Since the age of 12—when I began working with sound, image, form, and space in an apprenticeship with artists Anne Krag and Atle Færøy—I’ve dreamt of continuing that kind of experimentation. After much effort, and with the help and support of many, I’ve now been able to create a space and a community for radical practice-based inquiry. I’m exhilarated to announce that the UCLA Practice-based Experimental Epistemology Research (PEER) Lab is now a reality. While, even as a child, the importance of this tactile form of research felt obvious and momentus, it never occurred to me that it would one day play a legitimate role in my work.

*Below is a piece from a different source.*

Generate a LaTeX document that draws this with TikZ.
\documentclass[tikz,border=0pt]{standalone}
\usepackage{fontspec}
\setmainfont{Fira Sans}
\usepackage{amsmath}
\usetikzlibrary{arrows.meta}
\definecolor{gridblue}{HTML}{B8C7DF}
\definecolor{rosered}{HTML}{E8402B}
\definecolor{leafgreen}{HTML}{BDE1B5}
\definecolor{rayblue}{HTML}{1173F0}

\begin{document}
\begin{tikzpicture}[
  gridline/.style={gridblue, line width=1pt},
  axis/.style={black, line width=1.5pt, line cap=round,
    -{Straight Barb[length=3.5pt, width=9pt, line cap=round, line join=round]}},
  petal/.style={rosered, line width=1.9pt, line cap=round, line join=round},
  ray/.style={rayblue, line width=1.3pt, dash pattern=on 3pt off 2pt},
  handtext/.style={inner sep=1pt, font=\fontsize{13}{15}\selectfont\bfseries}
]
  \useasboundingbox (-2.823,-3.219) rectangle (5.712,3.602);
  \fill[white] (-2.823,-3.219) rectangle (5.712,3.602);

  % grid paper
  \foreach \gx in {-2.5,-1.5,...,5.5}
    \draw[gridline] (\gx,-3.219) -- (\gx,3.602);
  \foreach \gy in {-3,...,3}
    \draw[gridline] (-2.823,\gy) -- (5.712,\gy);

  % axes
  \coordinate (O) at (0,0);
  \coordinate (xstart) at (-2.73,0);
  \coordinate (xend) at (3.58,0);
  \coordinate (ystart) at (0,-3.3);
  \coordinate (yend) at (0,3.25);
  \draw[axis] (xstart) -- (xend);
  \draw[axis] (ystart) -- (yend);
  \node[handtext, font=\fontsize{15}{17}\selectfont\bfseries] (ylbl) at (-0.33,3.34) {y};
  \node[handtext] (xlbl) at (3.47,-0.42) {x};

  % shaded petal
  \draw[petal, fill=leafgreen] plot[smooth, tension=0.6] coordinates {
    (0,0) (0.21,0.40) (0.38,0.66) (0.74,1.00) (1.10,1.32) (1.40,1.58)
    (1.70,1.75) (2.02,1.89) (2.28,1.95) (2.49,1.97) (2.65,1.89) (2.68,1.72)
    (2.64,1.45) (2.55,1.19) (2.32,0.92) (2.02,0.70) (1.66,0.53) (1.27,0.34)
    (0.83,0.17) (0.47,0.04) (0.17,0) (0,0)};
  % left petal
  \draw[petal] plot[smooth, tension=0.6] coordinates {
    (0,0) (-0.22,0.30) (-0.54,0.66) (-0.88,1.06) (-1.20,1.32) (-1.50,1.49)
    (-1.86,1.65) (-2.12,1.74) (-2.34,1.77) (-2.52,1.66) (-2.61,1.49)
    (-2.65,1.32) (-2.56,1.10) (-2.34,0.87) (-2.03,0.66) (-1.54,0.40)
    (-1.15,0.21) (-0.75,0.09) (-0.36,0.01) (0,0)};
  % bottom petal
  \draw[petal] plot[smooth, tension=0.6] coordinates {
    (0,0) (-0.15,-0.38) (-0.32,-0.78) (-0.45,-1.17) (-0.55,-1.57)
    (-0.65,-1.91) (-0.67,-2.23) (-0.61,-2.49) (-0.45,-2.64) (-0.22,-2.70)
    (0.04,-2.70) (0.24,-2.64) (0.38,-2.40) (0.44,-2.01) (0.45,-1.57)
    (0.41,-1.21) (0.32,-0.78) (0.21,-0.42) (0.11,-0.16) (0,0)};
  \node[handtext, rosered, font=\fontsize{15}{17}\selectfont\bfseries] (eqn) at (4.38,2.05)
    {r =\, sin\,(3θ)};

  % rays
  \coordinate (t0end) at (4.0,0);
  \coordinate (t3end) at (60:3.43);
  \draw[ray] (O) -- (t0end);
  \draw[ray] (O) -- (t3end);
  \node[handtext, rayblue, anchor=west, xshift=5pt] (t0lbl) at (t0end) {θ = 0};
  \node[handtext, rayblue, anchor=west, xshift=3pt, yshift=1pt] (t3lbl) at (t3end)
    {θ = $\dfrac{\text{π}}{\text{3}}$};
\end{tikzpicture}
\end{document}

In 2001 when I found myself in the scholarly setting of musicology, I felt unable to articulate my ideas. I had no liberal arts training nor did I know English very well. Working so hard to become fluent in this new language, even my mother tongue became unreliable. And because words could not articulate what I sought to express, I spent time on other things. Drawing. Playing with sound and movement. Devising performances. What I thought were diversions were in fact the solution. I didn’t know I was thinking through practice.

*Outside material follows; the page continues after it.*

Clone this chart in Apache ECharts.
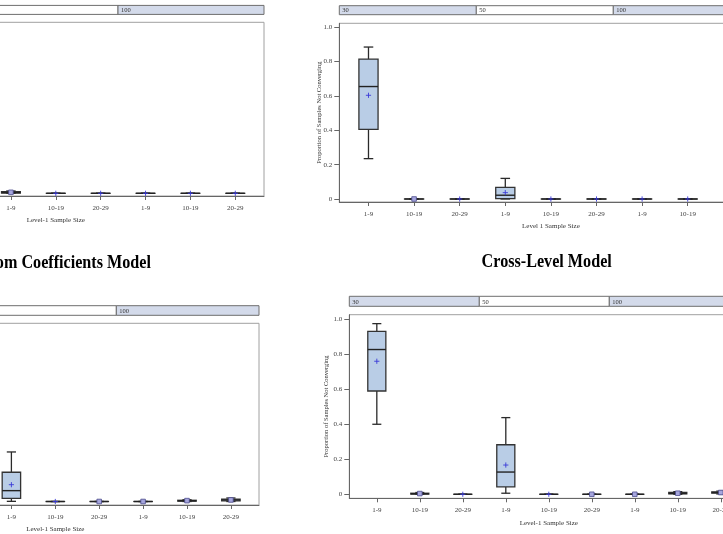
<!DOCTYPE html>
<html><head><meta charset="utf-8">
<script src="https://cdn.jsdelivr.net/npm/echarts@6/dist/echarts.min.js"></script>
<style>html,body{margin:0;padding:0;background:#fff}#c{width:723px;height:534px}</style>
</head><body><div id="c"></div>
<script>
// ---- data ----
const categories = ['1-9','10-19','20-29','1-9','10-19','20-29','1-9','10-19','20-29'];
const groups = ['30','50','100'];
const yTicks = [0, 0.2, 0.4, 0.6, 0.8, 1.0];
// five-number summaries [low, q1, median, q3, high] per category (null = not visible)
const topLeftBoxes = [null, null, null, [0,0.002,0.005,0.01,0.014], [0,0,0,0,0], [0,0,0,0,0], [0,0,0,0,0], [0,0,0,0,0], [0,0,0,0,0]];
const topLeftMeans = [null, null, null, 0.006, 0, 0, 0, 0, 0];
const topLeftMarks = [null, null, null, 'square', 'plus', 'plus', 'plus', 'plus', 'plus'];

const topRightBoxes = [[0.235,0.405,0.655,0.815,0.885], [0,0,0,0,0], [0,0,0,0,0], [0,0.002,0.022,0.068,0.12], [0,0,0,0,0], [0,0,0,0,0], [0,0,0,0,0], [0,0,0,0,0], null];
const topRightMeans = [0.604, 0, 0, 0.037, 0, 0, 0, 0, null];
const topRightMarks = ['plus', 'square', 'plus', 'plus', 'plus', 'plus', 'plus', 'plus', null];

const randomCoefBoxes = [null, null, null, [0.001,0.018,0.062,0.167,0.283], [0,0,0,0,0], [0,0,0,0,0], [0,0,0,0,0], [0,0.002,0.004,0.007,0.01], [0,0.004,0.009,0.014,0.02]];
const randomCoefMeans = [null, null, null, 0.096, 0, 0, 0, 0.005, 0.009];
const randomCoefMarks = [null, null, null, 'plus', 'plus', 'square', 'square', 'square', 'square'];

const crossLevelBoxes = [[0.40,0.59,0.827,0.931,0.975], [0,0.001,0.003,0.006,0.01], [0,0,0,0,0], [0.006,0.042,0.127,0.283,0.438], [0,0,0,0,0], [0,0,0,0,0], [0,0,0,0,0], [0,0.002,0.005,0.01,0.015], [0.002,0.006,0.01,0.014,0.018]];
const crossLevelMeans = [0.76, 0.004, 0, 0.167, 0, 0, 0, 0.006, 0.01];
const crossLevelMarks = ['plus', 'square', 'plus', 'plus', 'plus', 'square', 'square', 'square', 'square'];

const yTitle = 'Proportion of Samples Not Converging';

// ---- layout ----
const FONT = '"Liberation Serif", "DejaVu Serif", serif';
const panels = [
  {boxes: topLeftBoxes, means: topLeftMeans, marks: topLeftMarks, xName: 'Level-1 Sample Size',
   grid: {left: -152.4, top: 22.3, width: 416.4, height: 173.7}, yMin: -0.016, yMax: 1.02, xGap: 20.5, yGap: 17,
   header: {left: -174, top: 5.4, width: 438, height: 9}},
  {boxes: topRightBoxes, means: topRightMeans, marks: topRightMarks, xName: 'Level 1 Sample Size',
   grid: {left: 339.3, top: 23.3, width: 423.2, height: 178.7}, yMin: -0.0175, yMax: 1.0233, xGap: 21, yGap: 17,
   header: {left: 339.3, top: 5.7, width: 411, height: 9}},
  {boxes: randomCoefBoxes, means: randomCoefMeans, marks: randomCoefMarks, xName: 'Level-1 Sample Size',
   grid: {left: -148.4, top: 323.3, width: 407.4, height: 181.7}, yMin: -0.02, yMax: 1.018, xGap: 21, yGap: 20,
   header: {left: -169, top: 305.7, width: 428, height: 9.6}},
  {boxes: crossLevelBoxes, means: crossLevelMeans, marks: crossLevelMarks, xName: 'Level-1 Sample Size',
   grid: {left: 349.3, top: 314.7, width: 399, height: 183.6}, yMin: -0.023, yMax: 1.026, xGap: 21, yGap: 20,
   header: {left: 349.3, top: 296.3, width: 390, height: 10}}
];
const headerFill = ['#d3daea', '#ffffff', '#d3daea'];

function renderBox(params, api) {
  const x = api.value(0);
  const c = v => api.coord([x, v]);
  const pLow = c(api.value(1)), pQ1 = c(api.value(2)), pMed = c(api.value(3)),
        pQ3 = c(api.value(4)), pHigh = c(api.value(5)), pMean = c(api.value(6));
  const mk = api.value(7);
  const w = api.size([1, 0])[0] * 0.42;
  const cx = pLow[0];
  const ls = {stroke: '#2a2a2a', lineWidth: 1.3};
  const ch = [];
  ch.push({type: 'line', shape: {x1: cx, y1: pHigh[1], x2: cx, y2: pQ3[1]}, style: ls});
  ch.push({type: 'line', shape: {x1: cx, y1: pLow[1], x2: cx, y2: pQ1[1]}, style: ls});
  ch.push({type: 'line', shape: {x1: cx - w / 4, y1: pHigh[1], x2: cx + w / 4, y2: pHigh[1]}, style: ls});
  ch.push({type: 'line', shape: {x1: cx - w / 4, y1: pLow[1], x2: cx + w / 4, y2: pLow[1]}, style: ls});
  ch.push({type: 'rect', shape: {x: cx - w / 2, y: pQ3[1], width: w, height: Math.max(pQ1[1] - pQ3[1], 0.01)},
           style: {fill: '#b9cde6', stroke: '#333', lineWidth: 1.3}});
  ch.push({type: 'line', shape: {x1: cx - w / 2, y1: pMed[1], x2: cx + w / 2, y2: pMed[1]}, style: {stroke: '#222', lineWidth: 1.4}});
  if (mk === 1) {
    ch.push({type: 'rect', shape: {x: cx - 2.3, y: pMean[1] - 2.3, width: 4.6, height: 4.6},
             style: {fill: '#a6a6de', stroke: '#4b4b8c', lineWidth: 0.8}});
  } else {
    const s = 2.6;
    ch.push({type: 'line', shape: {x1: cx - s, y1: pMean[1], x2: cx + s, y2: pMean[1]}, style: {stroke: '#3a3ad8', lineWidth: 0.9}});
    ch.push({type: 'line', shape: {x1: cx, y1: pMean[1] - s, x2: cx, y2: pMean[1] + s}, style: {stroke: '#3a3ad8', lineWidth: 0.9}});
  }
  return {type: 'group', children: ch};
}

function renderHeader(params, api) {
  const i = api.value(0);
  const p0 = api.coord([i, 1]), p1 = api.coord([i + 1, 0]);
  return {type: 'group', children: [
    {type: 'rect', shape: {x: p0[0], y: p0[1], width: p1[0] - p0[0], height: p1[1] - p0[1]},
     style: {fill: headerFill[i], stroke: '#6e6e6e', lineWidth: 1}},
    {type: 'text', x: p0[0] + 3, y: (p0[1] + p1[1]) / 2 + 0.5,
     style: {text: groups[i], fontSize: 6.5, fontFamily: FONT, fill: '#333', verticalAlign: 'middle', align: 'left'}}
  ]};
}

const option = {animation: false, grid: [], xAxis: [], yAxis: [], series: [], graphic: []};
const catIdx = categories.map((_, i) => i);
const textCol = '#444';

panels.forEach(p => {
  const gi = option.grid.length;
  option.grid.push(Object.assign({show: true, borderColor: '#a0a0a0', borderWidth: 1, backgroundColor: 'transparent',
    containLabel: false, outerBoundsMode: 'none'}, p.grid));
  option.xAxis.push({
    gridIndex: gi, type: 'value', min: -0.64, max: 8.64,
    axisLine: {show: true, onZero: false, lineStyle: {color: '#666', width: 1}},
    axisTick: {show: true, customValues: catIdx, length: 4, lineStyle: {color: '#666'}},
    axisLabel: {customValues: catIdx, formatter: v => categories[Math.round(v)], fontSize: 7, margin: 8.5, color: textCol, fontFamily: FONT},
    splitLine: {show: false},
    name: p.xName, nameLocation: 'middle', nameGap: p.xGap, nameMoveOverlap: false,
    nameTextStyle: {fontSize: 7, color: '#333', fontFamily: FONT}
  });
  option.yAxis.push({
    gridIndex: gi, type: 'value', min: p.yMin, max: p.yMax,
    axisLine: {show: true, onZero: false, lineStyle: {color: '#666', width: 1}},
    axisTick: {show: true, customValues: yTicks, length: 5, lineStyle: {color: '#666'}},
    axisLabel: {customValues: yTicks, formatter: v => (v === 0 ? '0' : v.toFixed(1)), fontSize: 7, margin: 7, color: textCol, fontFamily: FONT},
    splitLine: {show: false},
    name: yTitle, nameLocation: 'middle', nameGap: p.yGap, nameRotate: 90, nameMoveOverlap: false,
    nameTextStyle: {fontSize: 6.5, color: '#333', fontFamily: FONT}
  });
  const data = [];
  p.boxes.forEach((b, i) => {
    if (!b) return;
    data.push([i, b[0], b[1], b[2], b[3], b[4], p.means[i], p.marks[i] === 'square' ? 1 : 0]);
  });
  option.series.push({type: 'custom', xAxisIndex: gi, yAxisIndex: gi, renderItem: renderBox,
    encode: {x: 0, y: [1, 2, 3, 4, 5]}, data: data, silent: true});

  const hi = option.grid.length;
  option.grid.push(Object.assign({show: false, containLabel: false, outerBoundsMode: 'none'}, p.header));
  option.xAxis.push({gridIndex: hi, type: 'value', min: 0, max: 3, show: false});
  option.yAxis.push({gridIndex: hi, type: 'value', min: 0, max: 1, show: false});
  option.series.push({type: 'custom', xAxisIndex: hi, yAxisIndex: hi, renderItem: renderHeader,
    encode: {x: 0}, data: [[0], [1], [2]], silent: true});
});

option.graphic = [
  {type: 'text', x: 151, y: 263.3, scaleX: 0.85,
   style: {text: 'Random Coefficients Model', fontSize: 19, fontWeight: 'bold', fontFamily: FONT, fill: '#000', align: 'right', verticalAlign: 'middle'}},
  {type: 'text', x: 546.7, y: 261.7, scaleX: 0.85,
   style: {text: 'Cross-Level Model', fontSize: 19, fontWeight: 'bold', fontFamily: FONT, fill: '#000', align: 'center', verticalAlign: 'middle'}}
];

const chart = echarts.init(document.getElementById('c'), null, {renderer: 'canvas'});
chart.setOption(option);
</script></body></html>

Later, while writing my book, I sought to explain the conundrum that a single sound can be both restorative and destructive depending on the listener. There was no musicological lexicon that could contain and explain that contradiction. I came to another breaking point after having tossed out two complete drafts of what became Sensing Sound. Rather than language, it was the daily practice of scrambling an egg that allowed me to finish my book. How can the content of a bounded object—an egg— take such radically different forms in an encounter with oil, air, and heat? From chalky to silky, from viscous to crisp. How can the same substance make the tongue sing in one instance or cause a gag reflex in another? Again, engaging the senses and the body led to otherwise inarticulable knowledge.
Through the PEER Lab, I’m finally able to share this approach. In this research community, we encourage cross-sensory investigation. We regard knowledge not yet recognized by the powerbrokers of academia with the highest respect and curiosity. We invite inquiry through everyday, traditional, and emerging practices.